Well for AWS Lambda, they offer three languages: Java, Javascript, and Python. Even then, its really just running in a container and you have access to anything in their standard Linux AMI and whatever else you include with your code, so you could really use almost any language you want. I'm using wkhtml2pdf with my Python code which is a c++ executable. Also, although the Python is 2.7, you can easily use the existing Python 3 environment or include your own.
As far as lock in, it is trivial to utilize the same code on your own servers. I do that for my Python code for development using a simple Cherrypy setup in less than 100 lines of code.
The language lock-in issue seems to be mostly an issue with Lambda at the moment, and I suspect it will resolve itself over time. As it, even on Lambda you have the choice of JS, Python, and Java, which is a lot of flexibility. I expect we will see "official" Go, Ruby, JVM languages like Clojure and Scala, etc.
If you can't use some obscure hipster language, that might be a problem. But my biggest gripe at the moment is lack of Ruby, and I'm sure Amazon will fix that.
RethinkDB doesn't seem to be a general purpose BaaS.
I definitely don't think BaaS is a bad thing.

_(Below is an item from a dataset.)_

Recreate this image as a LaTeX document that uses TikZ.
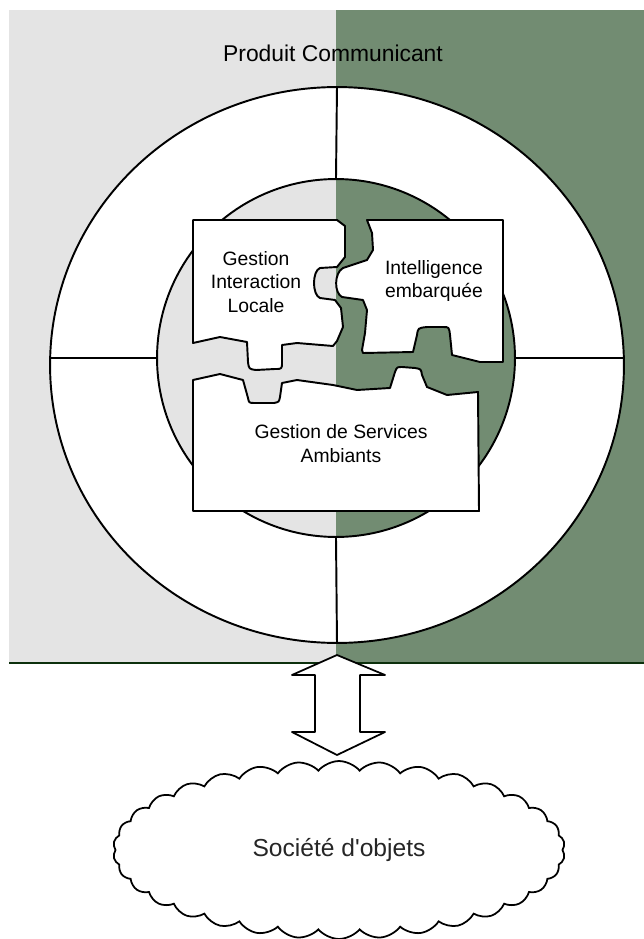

It's just that the current flavours are not worth it. They are mostly some kind of MVPs.
Edit: I'm not very familiar with Horizon. It looks promising but I assume it's tightly coupled with RethinkDB?
That's true for things like Parse, but much less true for Lambda.
For the most part, Lambda code is just normal JavaScript/Python. It would take fairly minimal effort to take that code and package it up to deploy on a normal (non-Lambda) server.
Then why not have standardized APIs? You could just switch implementations, then, if you stop liking your current vendor. (Or maybe the future lies in call-by-meaning architectures and automated adapter generation?)
Shouldn't serVER architectures be/get easy enough that the flexibility/transferability far outweighs whatever the BaaS's are providing? Is it really that hard to run a server in this day-in-age?